Resta il dato di fatto che non basta una firma a far passare l’Autorità palestinese da un organismo provvisorio a un ente che possa rappresentare uno Stato permanente. Il rischio che la Palestina nasca come uno Stato fallito è realistico in questa situazione di grave disfunzionalità ed inefficienza, stato di insolvenza economica e delegittimazione popolare: l’incapacità di garantire almeno l’ordine e la sicurezza potrebbe favorire l’ascesa di organizzazioni criminali armate in diverse aree della Cisgiordania, come già avvenuto durante la seconda Intifada. Evitare questo scenario dovrebbe stare a cuore anzitutto allo Stato di Israele e a chi ha a cuore anche il suo futuro.
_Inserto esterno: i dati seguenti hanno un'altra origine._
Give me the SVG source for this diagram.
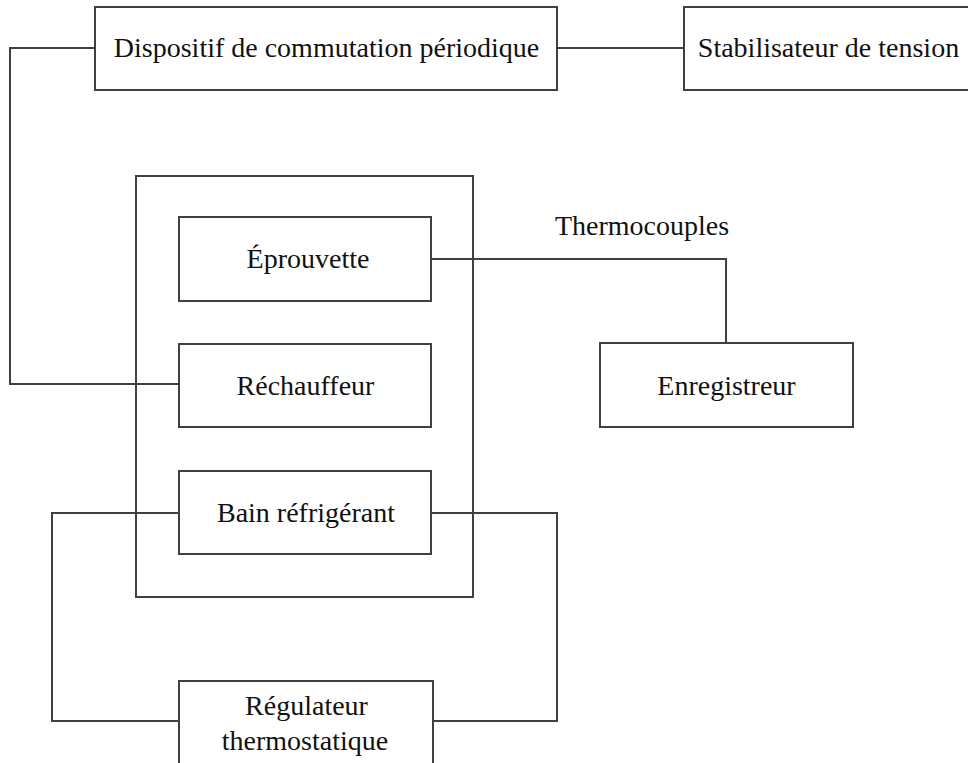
<svg xmlns="http://www.w3.org/2000/svg" width="968" height="763" viewBox="0 0 968 763">
<style>
.box{fill:#fff;stroke:#404040;stroke-width:2}
.frame{fill:none;stroke:#404040;stroke-width:2}
.ln{fill:none;stroke:#404040;stroke-width:2}
text{font-family:"Liberation Serif","DejaVu Serif",serif;font-size:28px;fill:#111;text-anchor:middle}
</style>
<rect width="968" height="763" fill="#fff"/>
<g id="connectors">
<polyline class="ln" points="95,48 10,48 10,384 179,384"/>
<line class="ln" x1="557" y1="48" x2="684" y2="48"/>
<polyline class="ln" points="431,259 726,259 726,343"/>
<polyline class="ln" points="179,513 52,513 52,721 179,721"/>
<polyline class="ln" points="431,513 557,513 557,721 433,721"/>
</g>
<g id="enceinte"><rect class="frame" x="136" y="176" width="337" height="421"/></g>
<g id="dispositif"><rect class="box" x="95" y="7" width="462" height="83"/><text x="326.5" y="57">Dispositif de commutation périodique</text></g>
<g id="stabilisateur"><rect class="box" x="684" y="7" width="300" height="83"/><text x="828.5" y="57">Stabilisateur de tension</text></g>
<g id="eprouvette"><rect class="box" x="179" y="217" width="252" height="84"/><text x="308" y="268">Éprouvette</text></g>
<g id="rechauffeur"><rect class="box" x="179" y="344" width="252" height="83"/><text x="305.5" y="395">Réchauffeur</text></g>
<g id="bain"><rect class="box" x="179" y="471" width="252" height="83"/><text x="306" y="522">Bain réfrigérant</text></g>
<g id="thermocouples"><text x="642" y="235">Thermocouples</text></g>
<g id="enregistreur"><rect class="box" x="600" y="343" width="253" height="84"/><text x="726.5" y="395">Enregistreur</text></g>
<g id="regulateur"><rect class="box" x="179" y="681" width="254" height="100"/><text x="306.5" y="715">Régulateur</text><text x="305" y="750">thermostatique</text></g>
</svg>
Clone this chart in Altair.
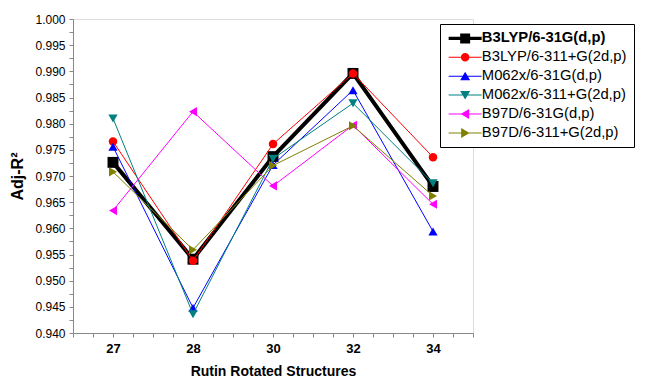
import json
import altair as alt
import pandas as pd

# ---------------- data ----------------
structures = ["27", "28", "30", "32", "34"]
series_names = [
    "B3LYP/6-31G(d,p)",
    "B3LYP/6-311+G(2d,p)",
    "M062x/6-31G(d,p)",
    "M062x/6-311+G(2d,p)",
    "B97D/6-31G(d,p)",
    "B97D/6-311+G(2d,p)",
]
b3lyp_631g = [0.9726, 0.9541, 0.9737, 0.9896, 0.9680]
b3lyp_6311 = [0.9766, 0.9538, 0.9761, 0.9896, 0.9736]
m062x_631g = [0.9756, 0.9448, 0.9721, 0.9864, 0.9594]
m062x_6311 = [0.9810, 0.9436, 0.9733, 0.9839, 0.9686]
b97d_631g = [0.9634, 0.9823, 0.9681, 0.9797, 0.9646]
b97d_6311 = [0.9708, 0.9559, 0.9720, 0.9796, 0.9662]
all_values = [b3lyp_631g, b3lyp_6311, m062x_631g, m062x_6311, b97d_631g, b97d_6311]

# ---------------- styles ----------------
colors = ["#000000", "#ff0000", "#0000ff", "#008080", "#ff00ff", "#808000"]
shapes = ["square", "circle", "triangle-up", "triangle-down", "triangle-left", "triangle-right"]
sizes = [120, 72, 85, 85, 85, 85]
widths = [4, 1, 1, 1, 1, 1]
FONT = "Liberation Sans"

rows = []
for name, vals in zip(series_names, all_values):
    for i, (s, v) in enumerate(zip(structures, vals)):
        rows.append({"series": name, "pos": i + 1, "structure": s, "value": v})
df = pd.DataFrame(rows)

# legend symbols: a line with the marker in the middle (custom paths, unit = sqrt(size)/2)
X0, X1, CX = -1.15, 5.45, 2.15


def line_rect(t):
    return f"M{X0},{-t}H{X1}V{t}H{X0}Z"


def marker_path(kind):
    c = CX
    if kind == "square":
        return f"M{c-1},-1H{c+1}V1H{c-1}Z"
    if kind == "circle":
        r = 0.85
        return f"M{c+r},0A{r},{r},0,1,1,{c-r},0A{r},{r},0,1,1,{c+r},0Z"
    if kind == "triangle-up":
        return f"M{c},-0.9L{c+1},0.8H{c-1}Z"
    if kind == "triangle-down":
        return f"M{c},0.9L{c-1},-0.8H{c+1}Z"
    if kind == "triangle-left":
        return f"M{c-0.9},0L{c+0.8},-1V1Z"
    return f"M{c+0.9},0L{c-0.8},1V-1Z"


legend_paths = []
for k, w in zip(shapes, widths):
    t = 0.32 if w > 2 else 0.1
    legend_paths.append(line_rect(t) + marker_path(k))

# ---------------- axes ----------------
x_ticks = [round(0.5 + 0.25 * k, 2) for k in range(21)]
x_label_expr = (
    "datum.value % 1 == 0 ? " + json.dumps(structures) + "[datum.value - 1] : ''"
)
y_ticks = [round(0.94 + 0.0025 * k, 4) for k in range(25)]
y_label_expr = "round(datum.value * 10000) % 50 == 0 ? format(datum.value, '.3f') : ''"

x_enc = alt.X(
    "pos:Q",
    scale=alt.Scale(domain=[0.5, 5.5], nice=False, zero=False),
    axis=alt.Axis(
        title="Rutin Rotated Structures",
        values=x_ticks,
        labelExpr=x_label_expr,
        labelOverlap=False,
        labelFlush=False,
        grid=False,
        tickSize=4,
        labelPadding=5,
        labelFontSize=13,
        labelFontWeight="bold",
        titleFontSize=14,
        titleFontWeight="bold",
        titlePadding=9,
    ),
)
y_enc = alt.Y(
    "value:Q",
    scale=alt.Scale(domain=[0.94, 1.0], nice=False, zero=False),
    axis=alt.Axis(
        title="Adj-R²",
        values=y_ticks,
        labelExpr=y_label_expr,
        labelOverlap=False,
        labelFlush=False,
        grid=False,
        tickSize=4,
        labelPadding=4,
        labelFontSize=12,
        titleFontSize=16,
        titleFontWeight="bold",
        titlePadding=9,
    ),
)

base = alt.Chart(df)
layers = []
for name, c, shp, sz, w in zip(series_names, colors, shapes, sizes, widths):
    sub = base.transform_filter(alt.datum.series == name)
    layers.append(sub.mark_line(color=c, strokeWidth=w).encode(x=x_enc, y=y_enc))
    layers.append(
        sub.mark_point(shape=shp, filled=True, size=sz, color=c, opacity=1).encode(
            x=x_enc, y=y_enc
        )
    )

# invisible (clipped, off-canvas) layer that only carries the legend
legend_layer = base.mark_point(filled=True, opacity=1, clip=True).encode(
    x=alt.value(-200),
    y=alt.value(-200),
    color=alt.Color(
        "series:N",
        scale=alt.Scale(domain=series_names, range=colors),
        legend=alt.Legend(
            title=None,
            orient="none",
            legendX=367,
            legendY=5,
            strokeColor="black",
            fillColor="white",
            padding=7,
            labelFont=FONT,
            labelFontSize=14.8,
            labelColor="black",
            labelFontWeight={"expr": "datum.value == '" + series_names[0] + "' ? 'bold' : 'normal'"},
            labelOffset=20,
            symbolSize=100,
            symbolStrokeWidth=0,
            symbolOpacity=1,
            rowPadding=2.9,
            labelLimit=300,
        ),
    ),
    shape=alt.Shape(
        "series:N",
        scale=alt.Scale(domain=series_names, range=legend_paths),
    ),
)
layers.append(legend_layer)

chart = (
    alt.layer(*layers)
    .properties(
        width=400,
        height=314,
        autosize=alt.AutoSizeParams(type="none"),
        padding={"left": 65, "top": 11, "right": 164, "bottom": 45},
    )
    .configure_view(stroke=None)
    .configure_axis(
        labelFont=FONT,
        titleFont=FONT,
        labelColor="#222222",
        titleColor="#222222",
        domainColor="black",
        tickColor="black",
        domainWidth=1,
        tickWidth=1,
    )
    .configure(background="white")
)

chart.save("out.html", embed_options={"renderer": "svg", "actions": False})
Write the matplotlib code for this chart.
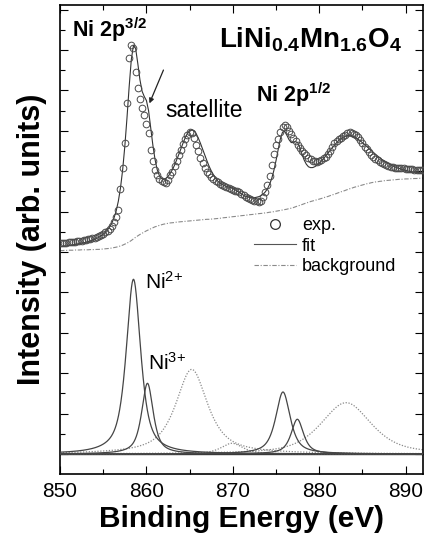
'''
Ni 2p XPS spectrum of LiNi0.4Mn1.6O4 with fitted components
'''

import numpy as np
import matplotlib
matplotlib.use('Agg')
import matplotlib.pyplot as plt
from matplotlib.lines import Line2D

plt.rcParams['font.family'] = ['Liberation Sans', 'DejaVu Sans']
plt.rcParams['mathtext.fontset'] = 'custom'
plt.rcParams['mathtext.rm'] = 'Liberation Sans'
plt.rcParams['mathtext.bf'] = 'Liberation Sans:bold'
plt.rcParams['mathtext.it'] = 'Liberation Sans:italic'

# measured spectrum, 0.25 eV steps starting at 850 eV (arb. units)
e_start = 850.0
e_step = 0.25
exp_counts = [
    10.43, 10.45, 10.44, 10.47, 10.48, 10.50, 10.49, 10.52,
    10.54, 10.55, 10.57, 10.58, 10.61, 10.63, 10.65, 10.67,
    10.70, 10.74, 10.78, 10.84, 10.91, 10.98, 11.06, 11.15,
    11.30, 11.48, 11.72, 12.10, 13.10, 14.15, 15.38, 17.40,
    19.60, 20.25, 20.10, 18.90, 18.10, 17.60, 17.15, 16.80,
    16.35, 15.90, 15.05, 14.50, 14.08, 13.80, 13.62, 13.50,
    13.45, 13.44, 13.58, 13.80, 13.98, 14.25, 14.52, 14.78,
    15.05, 15.35, 15.58, 15.80, 15.95, 15.90, 15.65, 15.32,
    14.98, 14.68, 14.40, 14.15, 13.98, 13.84, 13.70, 13.60,
    13.50, 13.45, 13.38, 13.32, 13.27, 13.22, 13.17, 13.13,
    13.08, 13.04, 13.00, 12.97, 12.88, 12.80, 12.74, 12.68,
    12.62, 12.58, 12.55, 12.52, 12.49, 12.55, 12.72, 12.95,
    13.30, 13.78, 14.30, 14.85, 15.28, 15.60, 15.92, 16.20,
    16.29, 16.18, 16.00, 15.82, 15.65, 15.48, 15.30, 15.13,
    15.00, 14.90, 14.78, 14.68, 14.60, 14.53, 14.50, 14.48,
    14.50, 14.56, 14.64, 14.72, 14.85, 15.02, 15.20, 15.38,
    15.50, 15.60, 15.67, 15.73, 15.80, 15.87, 15.92, 15.90,
    15.84, 15.77, 15.70, 15.55, 15.38, 15.22, 15.08, 14.95,
    14.82, 14.72, 14.62, 14.55, 14.47, 14.40, 14.34, 14.29,
    14.25, 14.22, 14.20, 14.18, 14.17, 14.16, 14.15, 14.14,
    14.13, 14.12, 14.10, 14.09, 14.08, 14.08, 14.07, 14.06,
    14.05,
]

# Shirley-type background on the same energy grid
background = [
    10.07, 10.07, 10.08, 10.08, 10.09, 10.09, 10.09, 10.10,
    10.10, 10.10, 10.11, 10.11, 10.11, 10.11, 10.12, 10.12,
    10.12, 10.13, 10.13, 10.14, 10.15, 10.16, 10.17, 10.18,
    10.20, 10.22, 10.24, 10.27, 10.30, 10.34, 10.39, 10.44,
    10.50, 10.57, 10.65, 10.73, 10.80, 10.87, 10.93, 10.99,
    11.05, 11.10, 11.15, 11.20, 11.25, 11.28, 11.32, 11.35,
    11.38, 11.40, 11.42, 11.44, 11.45, 11.46, 11.48, 11.49,
    11.50, 11.51, 11.52, 11.53, 11.54, 11.55, 11.56, 11.57,
    11.58, 11.59, 11.60, 11.61, 11.62, 11.62, 11.63, 11.64,
    11.65, 11.66, 11.67, 11.69, 11.70, 11.71, 11.72, 11.74,
    11.75, 11.76, 11.77, 11.79, 11.80, 11.81, 11.82, 11.84,
    11.85, 11.86, 11.87, 11.89, 11.90, 11.91, 11.92, 11.94,
    11.95, 11.97, 11.98, 12.00, 12.02, 12.04, 12.06, 12.08,
    12.10, 12.12, 12.15, 12.17, 12.20, 12.24, 12.28, 12.31,
    12.35, 12.39, 12.43, 12.46, 12.50, 12.53, 12.56, 12.59,
    12.62, 12.65, 12.69, 12.72, 12.75, 12.79, 12.83, 12.86,
    12.90, 12.94, 12.98, 13.01, 13.05, 13.09, 13.13, 13.16,
    13.20, 13.23, 13.26, 13.29, 13.32, 13.35, 13.38, 13.40,
    13.43, 13.45, 13.47, 13.48, 13.50, 13.51, 13.53, 13.54,
    13.55, 13.56, 13.57, 13.58, 13.59, 13.60, 13.60, 13.61,
    13.62, 13.62, 13.63, 13.63, 13.64, 13.64, 13.65, 13.65,
    13.66,
]

# fitted components: centre (eV), height, FWHM (eV), lorentzian fraction
peak_names = ['Ni2+ 3/2', 'Ni3+ 3/2', 'sat 1', 'sat 2', 'Ni2+ 1/2', 'Ni3+ 1/2', 'sat 3']
peak_centers = [858.5, 860.12, 865.24, 869.9, 875.8, 877.46, 883.1]
peak_heights = [8.65, 3.5, 4.19, 0.53, 3.07, 1.72, 2.54]
peak_fwhm = [2.0, 1.6, 4.4, 3.0, 2.0, 1.7, 6.9]
peak_eta = [0.75, 0.75, 0.8, 0.7, 0.75, 0.75, 0.6]
peak_is_satellite = [False, False, True, True, False, False, True]


def pseudo_voigt(e, center, height, fwhm, eta):
    x = (e - center) / (fwhm / 2)
    lor = 1 / (1 + x**2)
    gau = np.exp(-np.log(2) * x**2)
    return height * (eta * lor + (1 - eta) * gau)


energy = e_start + e_step * np.arange(len(exp_counts))
energy_fine = np.linspace(850, 892, 1681)
bg = np.array(background)

fit = bg.copy()
for c, h, w, eta in zip(peak_centers, peak_heights, peak_fwhm, peak_eta):
    fit += pseudo_voigt(energy, c, h, w, eta)

fig = plt.figure(figsize=(4.27, 5.45), dpi=100)
ax = fig.add_axes([0.1405, 0.1303, 0.8501, 0.8605])

# upper part: data, fit, background
ax.plot(energy, fit, color='#333333', lw=0.8, zorder=3)
ax.plot(energy, exp_counts, 'o', mfc='none', mec='#4a4a4a', ms=4.8, mew=0.7, zorder=4)
ax.plot(energy, bg, color='#8a8a8a', lw=0.8, ls=(0, (4, 1.5, 1, 1.5)), zorder=2)

# lower part: components
ax.axhline(0, color='#333333', lw=1.0, zorder=2)
for c, h, w, eta, sat in zip(peak_centers, peak_heights, peak_fwhm, peak_eta, peak_is_satellite):
    comp = pseudo_voigt(energy_fine, c, h, w, eta)
    if sat:
        ax.plot(energy_fine, comp, color='#8a8a8a', lw=0.9, ls=(0, (1, 1.3)), zorder=2)
    else:
        ax.plot(energy_fine, comp, color='#454545', lw=0.9, zorder=3)

ax.set_xlim(850, 892)
ax.set_ylim(-0.99, 22.23)
ax.set_xticks([850, 860, 870, 880, 890])
ax.set_xticks(np.arange(855, 892, 10), minor=True)
ax.set_yticks(np.arange(0, 23, 2))
ax.set_yticks(np.arange(1, 23, 2), minor=True)
ax.set_yticklabels([])
ax.tick_params(which='both', direction='in', top=True, right=True, width=0.8)
ax.tick_params(which='major', length=6)
ax.tick_params(which='minor', length=3.5)
ax.tick_params(axis='x', labelsize=15, pad=6)
for sp in ax.spines.values():
    sp.set_linewidth(1.2)

ax.set_xlabel('Binding Energy (eV)', fontsize=21.5, fontweight='bold', labelpad=3)
ax.set_ylabel('Intensity (arb. units)', fontsize=22, fontweight='bold', labelpad=6)

# labels
ax.text(851.4, 20.64, r'Ni 2p$^{\mathbf{3/2}}$', fontsize=15.5, fontweight='bold', va='baseline')
ax.text(889.6, 20.15, r'LiNi$_{\mathbf{0.4}}$Mn$_{\mathbf{1.6}}$O$_{\mathbf{4}}$',
        fontsize=20, fontweight='bold', va='baseline', ha='right')
ax.text(862.2, 16.7, 'satellite', fontsize=16.5, va='baseline')
ax.text(872.7, 17.43, r'Ni 2p$^{\mathbf{1/2}}$', fontsize=15.5, fontweight='bold', va='baseline')
ax.text(859.78, 8.17, r'Ni$^{2{+}}$', fontsize=15, va='baseline')
ax.text(860.24, 4.16, r'Ni$^{3{+}}$', fontsize=15, va='baseline')
ax.annotate('', xy=(860.35, 17.36), xytext=(861.97, 19.01),
            arrowprops=dict(arrowstyle='-|>', color='#222222', lw=0.9,
                            mutation_scale=7, shrinkA=0, shrinkB=0))

handles = [
    Line2D([], [], ls='none', marker='o', mfc='none', mec='#333333', ms=7, mew=0.9),
    Line2D([], [], color='#555555', lw=0.8),
    Line2D([], [], color='#8a8a8a', lw=0.8, ls=(0, (4, 1.5, 1, 1.5))),
]
ax.legend(handles, ['exp.', 'fit', 'background'], loc='upper left',
          bbox_to_anchor=(0.535, 0.548), frameon=False, fontsize=13,
          borderpad=0, borderaxespad=0, handlelength=2.3, handletextpad=0.35,
          labelspacing=0.2)

fig.savefig('out.png', dpi=100)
La mossa più urgente per stabilizzare il processo di costruzione dello Stato di Palestina è di rispondere all’emergenza finanziaria: il premier palestinese designato lo scorso febbraio, Mohammad Mustafa, ha chiesto 2,7 miliardi di dollari per ripristinare la fluidità di cassa almeno fino a metà del 2025, ma questo fondo costituisce una copertura temporanea e solo con l’assistenza degli attori internazionali porterà risultati concreti.

«Il cessate il fuoco è atteso da tempo», ha constatato lo scorso mercoledì 18 dicembre al Consiglio di sicurezza dell’Onu Khaled Khiari, funzionario d’alto rango della segreteria generale delle Nazioni Unite. «La punizione collettiva del popolo palestinese – ha detto – e gli incessanti bombardamenti di Gaza sono ingiustificabili: la continuazione dell’occupazione anche in Cisgiordania, dove gli insediamenti sono illegittimi e violano il diritto internazionale, porterà solo altro odio e antagonismo e getterà i semi dell’instabilità in tutta la regione».